Ese nombre que encabeza el título de este editorial corresponde a Luis Rodolfo Abinader Corona, el mismo hombre que recorrió todos los caminos de la República en su carrera para la Presidencia. Aquel que caminaba y saludaba a la gente, se reunía y celebraba encuentros con los periodistas para explicar sus propósitos de gobierno.
Ayer se encontró de nuevo con directores de medios, a quienes igual invitaba a unos encuentros para presentarles sus ideas y motivaciones, en mesas donde la horizontalidad era la característica principal.

Aquel vendedor de sueños e ideales acudió a la cita en donde ahora trata de materializar aquellas formulaciones. El aspecto que más llamó la atención –pura percepción- es que sigue siendo el mismo Luis, con la gran diferencia de que ahora es el Presidente de la República.

Pero continúa comportándose como el hombre de trato directo y afable, distendido, que aparentemente sobrevive como ser humano sencillo. Quizás es el comienzo. Son pocos los días que lleva en el gobierno. Él siente que son apenas 7 días, aunque se juramentó el pasado 16 de agosto.

Llegó, saludó uno por uno a los directores de medios y a colaboradores que lo recibieron. Ocupó asiento y empezó a hablar de su más reciente iniciativa, la reunión con la rectora de la UASD, y poco después descubrió que no se había agotado el protocolo de la formalidad de la presentación de los motivos del encuentro.

Llenado el rigor, retomó su exposición sobre la importancia del plan de virtualización de los programas de enseñanza en la universidad pública, y luego respondió las preguntas que derivaron en un diálogo en múltiples direcciones, muy distante de rigidez alguna.

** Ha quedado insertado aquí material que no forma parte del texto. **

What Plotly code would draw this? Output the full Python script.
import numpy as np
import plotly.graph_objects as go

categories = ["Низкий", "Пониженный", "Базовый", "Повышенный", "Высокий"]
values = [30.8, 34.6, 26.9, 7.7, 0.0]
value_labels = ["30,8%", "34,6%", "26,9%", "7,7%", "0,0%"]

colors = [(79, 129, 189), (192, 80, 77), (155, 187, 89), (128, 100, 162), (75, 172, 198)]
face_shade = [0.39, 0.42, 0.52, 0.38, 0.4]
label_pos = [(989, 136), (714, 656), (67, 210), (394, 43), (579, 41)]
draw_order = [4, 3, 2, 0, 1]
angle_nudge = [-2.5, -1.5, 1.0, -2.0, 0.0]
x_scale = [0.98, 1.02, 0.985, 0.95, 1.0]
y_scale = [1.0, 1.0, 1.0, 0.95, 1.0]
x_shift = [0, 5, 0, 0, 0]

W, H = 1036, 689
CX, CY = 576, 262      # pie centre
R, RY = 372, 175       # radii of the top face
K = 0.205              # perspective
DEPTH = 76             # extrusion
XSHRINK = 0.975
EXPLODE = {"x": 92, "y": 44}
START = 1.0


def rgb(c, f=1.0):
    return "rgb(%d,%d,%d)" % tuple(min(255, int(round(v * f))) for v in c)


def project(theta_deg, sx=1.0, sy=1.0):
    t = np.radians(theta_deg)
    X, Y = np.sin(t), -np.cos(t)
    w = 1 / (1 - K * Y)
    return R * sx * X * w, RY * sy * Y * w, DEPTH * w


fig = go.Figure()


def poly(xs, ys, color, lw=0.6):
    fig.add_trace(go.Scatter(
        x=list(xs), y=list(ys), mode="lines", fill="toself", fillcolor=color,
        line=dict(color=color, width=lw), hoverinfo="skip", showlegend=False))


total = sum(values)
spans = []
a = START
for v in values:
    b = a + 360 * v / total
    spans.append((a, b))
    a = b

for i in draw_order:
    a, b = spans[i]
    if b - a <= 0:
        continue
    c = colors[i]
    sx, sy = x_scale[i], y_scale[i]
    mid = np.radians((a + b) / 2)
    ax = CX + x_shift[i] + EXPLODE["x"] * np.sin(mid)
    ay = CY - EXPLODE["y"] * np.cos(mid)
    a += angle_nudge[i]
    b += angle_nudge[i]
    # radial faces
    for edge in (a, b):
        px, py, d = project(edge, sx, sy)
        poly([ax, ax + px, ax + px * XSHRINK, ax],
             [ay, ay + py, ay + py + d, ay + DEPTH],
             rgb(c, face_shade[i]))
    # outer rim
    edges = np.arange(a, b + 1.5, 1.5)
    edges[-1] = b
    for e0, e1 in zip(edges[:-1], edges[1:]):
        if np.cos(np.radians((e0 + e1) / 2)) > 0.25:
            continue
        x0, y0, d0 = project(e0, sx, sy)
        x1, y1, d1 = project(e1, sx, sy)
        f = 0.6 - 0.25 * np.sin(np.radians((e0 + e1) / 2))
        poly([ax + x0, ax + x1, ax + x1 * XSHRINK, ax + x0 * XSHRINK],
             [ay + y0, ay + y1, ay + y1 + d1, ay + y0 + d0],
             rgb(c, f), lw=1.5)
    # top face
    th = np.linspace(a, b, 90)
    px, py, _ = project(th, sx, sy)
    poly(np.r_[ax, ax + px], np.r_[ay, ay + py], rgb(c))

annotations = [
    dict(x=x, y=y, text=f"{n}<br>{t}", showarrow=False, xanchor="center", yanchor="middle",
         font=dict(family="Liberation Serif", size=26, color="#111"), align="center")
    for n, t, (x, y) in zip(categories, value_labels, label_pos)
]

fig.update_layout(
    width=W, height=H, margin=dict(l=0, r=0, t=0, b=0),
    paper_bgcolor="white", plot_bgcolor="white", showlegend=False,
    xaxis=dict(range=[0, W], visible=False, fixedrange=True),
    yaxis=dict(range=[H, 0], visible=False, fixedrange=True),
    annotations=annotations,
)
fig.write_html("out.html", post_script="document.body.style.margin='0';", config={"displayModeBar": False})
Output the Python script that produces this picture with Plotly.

Seguía hablando Luis. Naturalmente, el presidente de la República. Y no se percibía en el ambiente el peso, el efluvio ni el influjo del Jefe. Parecía terrenal, un ciudadano común con quien se compartía la mesa.

La confianza se había adueñado del ambiente, precisamente, la enemiga de los periodistas cuando están cerca del poder. Siempre hay que dudar.

Luis se mostró cercano, incluso, bromista. ¿Continuará de esa manera? ¿Se salvará del riesgo del envilecimiento a que suele conducir el ejercicio del poder?